[Extracted records]

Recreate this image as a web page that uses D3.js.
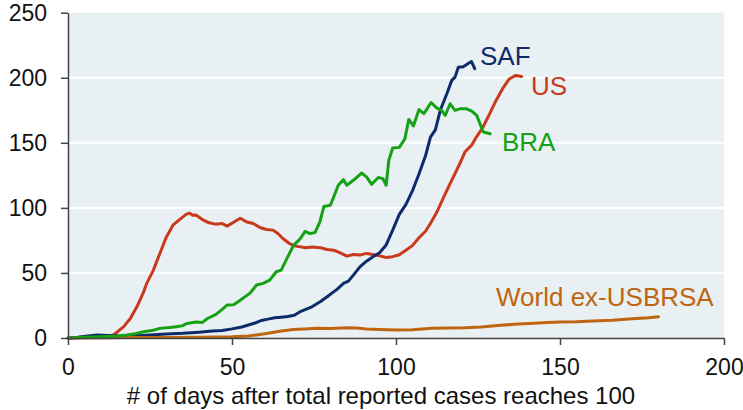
<!DOCTYPE html>
<html>
<head>
<meta charset="utf-8">
<script src="https://cdn.jsdelivr.net/npm/d3@7"></script>
<style>
  html, body { margin: 0; padding: 0; background: #ffffff; }
  svg { display: block; font-family: "Liberation Sans", Arial, sans-serif; }
</style>
</head>
<body>
<svg id="chart" width="743" height="410"></svg>
<script>
// ---- Data ----
const xTicks = [0, 50, 100, 150, 200];
const yTicks = [0, 50, 100, 150, 200, 250];
const xTitle = "# of days after total reported cases reaches 100";

const usDays = [0,5,10,12,14,17,19,21,23,24,26,28,30,32,34,36,37,38,39,41,43,45,47,48.5,50.5,52.5,54.5,56.5,58.5,60.5,62.5,64,65.5,67.5,69.5,72.5,74.5,77,79,81,83,85,87,89,91,93,95,97,99,101,103,105,107,109,110.5,112.5,114.5,116.5,118.5,120,121,123,124.5,126.5,128.5,130.5,132.5,134.5,136.5,138.3];
const usVals = [0,0.3,0.5,1,2.5,8.7,15,24,35,42,52,65,77.7,86.7,91,95,96,94.4,94.5,91,88.5,87.5,88,86,89,92,89.2,88,84.9,83.4,82.9,80.3,76.5,72.6,70.6,69.3,70,69.3,68,67.5,65.4,62.9,64.2,63.7,65,64.2,63.1,61.9,62.5,64,67.5,71,77,82,88,97,108,118.7,129,137,142.9,148,154.4,162,172,182.6,191.6,199,201.8,201];

const safDays = [0,3,6,9,12,15,20,25,30,35,40,44,47,50,53,55,57,59,61,63,65,67,69,71,74,77,79,82,84,85.5,87,89,91,93,95,97,99,101,103,105,107,109,110.5,112,113.5,115.5,117,118,119,120.5,122,123,124];
const safVals = [0,0.5,1.5,2.3,2,1.5,1.5,2.3,3,3.6,4.5,5.4,5.8,7,8.5,10,11.5,13.5,14.5,15.5,16,16.5,17.5,20.5,23.5,28,31.7,37.4,42,43.7,48.3,54.7,59,62.4,65.5,71.5,82.9,95,102.5,113,126,140,154.4,160,175,187.7,198,200.5,208,208.5,211,212.5,207];

const braDays = [0,5,10,15,18,20,23,26,28,31,33,35,36,39,41,42.5,45,47,48.5,50.5,52.5,55.5,57.5,59.5,61.5,63.5,65,66.5,68.7,70.7,72.3,73.8,75.3,76.8,78,80,81,82.4,84,85,87,89.5,91,92.6,94.6,96,97,97.8,99,101,102.7,103.9,105.3,107,108.5,110.7,112.4,113.9,115,116.5,118,119.5,121.5,123.1,124.6,125.6,126.6,128.7];
const braVals = [0,0.5,1,1.5,2.3,3,4.8,6,7.4,8,8.7,9.5,11,12.3,12,15,18,22,25.3,25.5,29,34.5,40.7,42,44.5,50.9,52.2,59.8,71,76,82,80.3,81,89.2,101,102,108.4,117.4,121.7,117.4,121.2,126.8,123.8,118.1,123.3,122.5,117.4,136.6,146,146.5,153,168,163,175.5,172.4,181,176.9,174.9,171.1,180,174.9,176.1,176.1,174.4,171.1,164.7,158.3,157];

const worldDays = [0,10,20,30,40,50,55,58,61,65,68.7,72,76,80,85,88,91,95,100,105,111,116,121,126,131,136,142,146,150,155,160,166,172,177,180];
const worldVals = [0,0.2,0.3,0.4,0.6,1,1.5,2.5,3.6,5.4,6.6,7,7.4,7.3,7.9,7.6,6.9,6.5,6.1,6.4,7.4,7.7,7.9,8.4,9.6,10.5,11.3,12,12.3,12.5,13,13.6,14.8,15.5,16.3];

const seriesNames = ["US", "SAF", "World ex-USBRSA", "BRA"];

// ---- Layout ----
const svg = d3.select("#chart");
const x = d3.scaleLinear().domain([0, 200]).range([68, 724]);
const y = d3.scaleLinear().domain([0, 250]).range([338, 12.7]);

const series = [
  { name: seriesNames[0], days: usDays, vals: usVals, color: "#c9391c", lx: 531, ly: 95 },
  { name: seriesNames[1], days: safDays, vals: safVals, color: "#0d2b6b", lx: 480, ly: 65 },
  { name: seriesNames[2], days: worldDays, vals: worldVals, color: "#c0650f", lx: 496, ly: 306 },
  { name: seriesNames[3], days: braDays, vals: braVals, color: "#14a214", lx: 502, ly: 151 }
];

// plot background
svg.append("rect")
  .attr("x", x(0)).attr("y", y(250))
  .attr("width", x(200) - x(0)).attr("height", y(0) - y(250))
  .attr("fill", "#e8f0f3");

// gridlines
svg.append("g").selectAll("line")
  .data(yTicks.filter(t => t > 0 && t < 250))
  .join("line")
  .attr("x1", x(0)).attr("x2", x(200))
  .attr("y1", d => y(d)).attr("y2", d => y(d))
  .attr("stroke", "#ffffff").attr("stroke-width", 2);

// lines
const line = d3.line().x(d => x(d[0])).y(d => y(d[1]));
series.forEach(s => {
  const pts = s.days.map((d, i) => [d, s.vals[i]]);
  svg.append("path")
    .datum(pts)
    .attr("d", line)
    .attr("fill", "none")
    .attr("stroke", s.color)
    .attr("stroke-width", 3)
    .attr("stroke-linejoin", "round")
    .attr("stroke-linecap", "round");
});

// axes
const yAxis = svg.append("g")
  .attr("transform", `translate(${x(0)},0)`)
  .call(d3.axisLeft(y).tickValues(yTicks).tickSize(7).tickPadding(14).tickSizeOuter(0));
const xAxis = svg.append("g")
  .attr("transform", `translate(0,${y(0)})`)
  .call(d3.axisBottom(x).tickValues(xTicks).tickSize(7).tickPadding(14).tickSizeOuter(0));

[yAxis, xAxis].forEach(g => {
  g.select(".domain").attr("stroke", "#444").attr("stroke-width", 1.5);
  g.selectAll(".tick line").attr("stroke", "#444").attr("stroke-width", 1.5);
  g.selectAll(".tick text")
    .attr("fill", "#111")
    .style("font-size", "23px")
    .style("font-family", '"Liberation Sans", Arial, sans-serif');
});

// x title
svg.append("text")
  .attr("x", 381).attr("y", 404)
  .attr("text-anchor", "middle")
  .attr("fill", "#111")
  .style("font-size", "24px")
  .text(xTitle);

// series labels
svg.append("g").selectAll("text")
  .data(series)
  .join("text")
  .attr("x", d => d.lx).attr("y", d => d.ly)
  .attr("fill", d => d.color)
  .style("font-size", "26px")
  .text(d => d.name);
</script>
</body>
</html>
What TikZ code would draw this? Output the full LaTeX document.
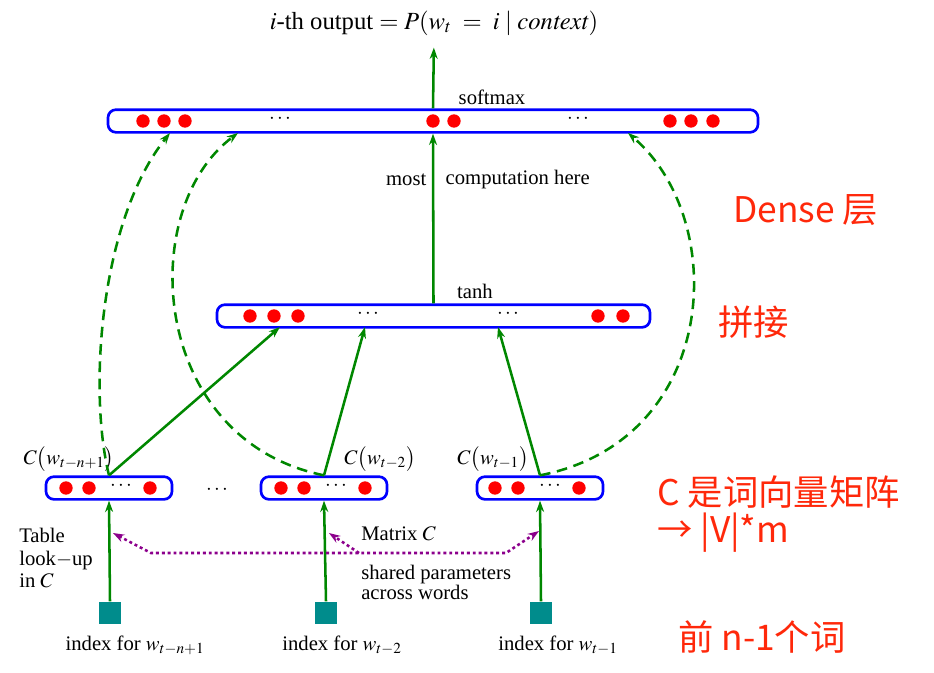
\documentclass[tikz,border=0pt]{standalone}
\usepackage{mathptmx}
\usepackage{fontspec}
\setmainfont{Liberation Serif}
\newfontfamily\cjk{Noto Sans CJK SC}
\usetikzlibrary{arrows.meta, positioning, calc}
\definecolor{layerblue}{RGB}{0,0,255}
\definecolor{linkgreen}{RGB}{0,135,0}
\definecolor{idxteal}{RGB}{0,140,140}
\definecolor{sharedpurple}{RGB}{140,0,140}
\definecolor{notered}{RGB}{255,40,10}

\begin{document}
\begin{tikzpicture}[x=0.75pt,y=-0.75pt,>={Stealth[length=8.5pt,width=6pt]},
    font=\fontsize{15.5}{18}\selectfont,
    layer/.style={draw=layerblue, line width=2pt, rounded corners=6pt,
        minimum height=17pt, inner sep=0pt},
    neuron/.style={circle, fill=red, inner sep=0pt, minimum size=10pt},
    idx/.style={fill=idxteal, inner sep=0pt, minimum size=17pt},
    link/.style={->, draw=linkgreen, line width=1.9pt},
    context/.style={->, draw=linkgreen, line width=1.9pt, dash pattern=on 8pt off 5pt},
    shared/.style={draw=sharedpurple, line width=1.9pt, dash pattern=on 2.2pt off 2.2pt},
    note/.style={text=notered, inner sep=0pt, font=\cjk\fontsize{26.5}{30}\selectfont}]
    \useasboundingbox (0,0) rectangle (934,672);
    % Layers
    \node[layer, minimum width=487.5pt] (out) at (433,121) {};
    \node[layer, minimum width=324.75pt] (hid) at (433.5,316) {};
    \node[layer, minimum width=94.5pt] (e1) at (109,488) {};
    \node[layer, minimum width=94.5pt] (e2) at (324,488) {};
    \node[layer, minimum width=94.5pt] (e3) at (540,488) {};
    % Neurons
    \foreach \x [count=\i] in {143,164,185,433,454,670,691,713}
        \node[neuron] (o\i) at (\x,121) {};
    \node (od1) at (280,119) {$\cdots$};
    \node (od2) at (578,119) {$\cdots$};
    \foreach \x [count=\i] in {250,274,298,598,623}
        \node[neuron] (h\i) at (\x,316) {};
    \node (hd1) at (368,314) {$\cdots$};
    \node (hd2) at (508,314) {$\cdots$};
    \foreach \b/\x in {e1/66, e2/281, e3/495} {
        \node[neuron] (\b n1) at (\x,488) {};
        \node[neuron] (\b n2) at (\x+23,488) {};
        \node (\b d) at (\x+55,486) {$\cdots$};
        \node[neuron] (\b n3) at (\x+84,488) {};
    }
    \node (gap) at (217,490) {$\cdots$};
    % Index squares
    \node[idx] (i1) at (110,613) {};
    \node[idx] (i2) at (326,613) {};
    \node[idx] (i3) at (541,613) {};
    % Labels
    \node[font=\fontsize{18.5}{21}\selectfont, inner sep=1pt] (title) at (434,23)
        {$i$-th output $= P(w_t \;=\; i \mid \mathit{context})$};
    \node at (492,97) {softmax};
    \node at (475,291) {tanh};
    \node[anchor=east] at (431,180) {most};
    \node[anchor=west] at (441,180) {computation here};
    \node at (69,459) {$C\bigl(w_{t-n+1}\bigr)$};
    \node at (380,459) {$C\bigl(w_{t-2}\bigr)$};
    \node at (493,459) {$C\bigl(w_{t-1}\bigr)$};
    \node (l1) at (135,645) {index for $w_{t-n+1}$};
    \node (l2) at (342,645) {index for $w_{t-2}$};
    \node (l3) at (558,645) {index for $w_{t-1}$};
    \node[anchor=west, align=left, inner sep=0pt] at (19,558) {Table\\[-1pt]look$-$up\\[-1pt]in $C$};
    \node[anchor=west, inner sep=0pt] at (361,534) {Matrix $C$};
    \node[anchor=west, align=left, inner sep=0pt] at (361,582) {shared parameters\\[-3pt]across words};
    % Notes
    \node[note, anchor=west] at (733,210) {Dense 层};
    \node[note, anchor=west] at (718,322) {拼接};
    \node[note, anchor=west] at (657,492) {C 是词向量矩阵};
    \node[note, anchor=west] at (657,533) {→ |V|*m};
    \node[note, anchor=west] at (678,637) {前 n-1个词};
    % Coordinates on the layers
    \coordinate (t1) at (280,327);
    \coordinate (t2) at (365,327);
    \coordinate (t3) at (498,327);
    \coordinate (c1) at (170,133);
    \coordinate (c2) at (238,133);
    \coordinate (c3) at (628,133);
    % Connections
    \draw[link, shorten >=8pt] (out.north) -- (title.south);
    \draw[link] (hid.north) -- (out.south);
    \draw[link] (e1.north) -- (t1);
    \draw[link] (e2.north) -- (t2);
    \draw[link] (e3.north) -- (t3);
    \draw[link] (i1.north) -- (e1.south);
    \draw[link] (i2.north) -- (e2.south);
    \draw[link] (i3.north) -- (e3.south);
    \draw[context] (e1.north) .. controls (88,390) and (100,220) .. (c1);
    \draw[context] (e2.north) .. controls (150,440) and (135,210) .. (c2);
    \draw[context] (e3.north) .. controls (720,440) and (730,220) .. (c3);
    % Shared matrix
    \coordinate (s1) at (151,553);
    \coordinate (s2) at (359,553);
    \coordinate (s3) at (506,553);
    \coordinate (m1) at (113,533);
    \coordinate (m2) at (329,533);
    \coordinate (m3) at (539,531);
    \draw[shared, <->] (m1) -- (s1) -- (s3) -- (m3);
    \draw[shared, ->] (s2) -- (m2);
\end{tikzpicture}
\end{document}
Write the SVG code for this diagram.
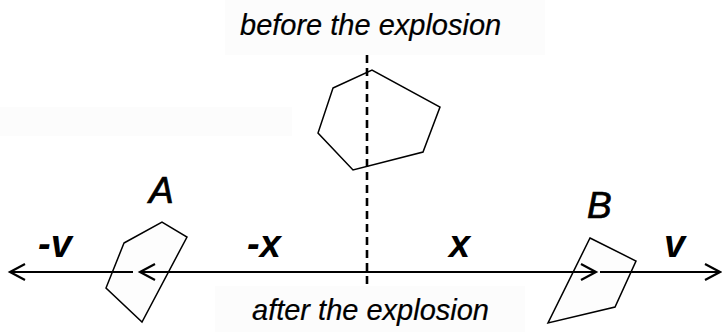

Objective - Restate only the lines running from the start of the material above through the line containing "of days after", ends included. No pictures.

Solution for this problem -
Recreate this image as a web page that uses D3.js.
<!DOCTYPE html>
<html>
<head>
<meta charset="utf-8">
<script src="https://cdn.jsdelivr.net/npm/d3@7"></script>
<style>
  html, body { margin: 0; padding: 0; background: #ffffff; }
  svg { display: block; font-family: "Liberation Sans", Arial, sans-serif; }
</style>
</head>
<body>
<svg id="chart" width="743" height="410"></svg>
<script>
// ---- Data ----
const xTicks = [0, 50, 100, 150, 200];
const yTicks = [0, 50, 100, 150, 200, 250];
const xTitle = "# of days after total reported cases reaches 100";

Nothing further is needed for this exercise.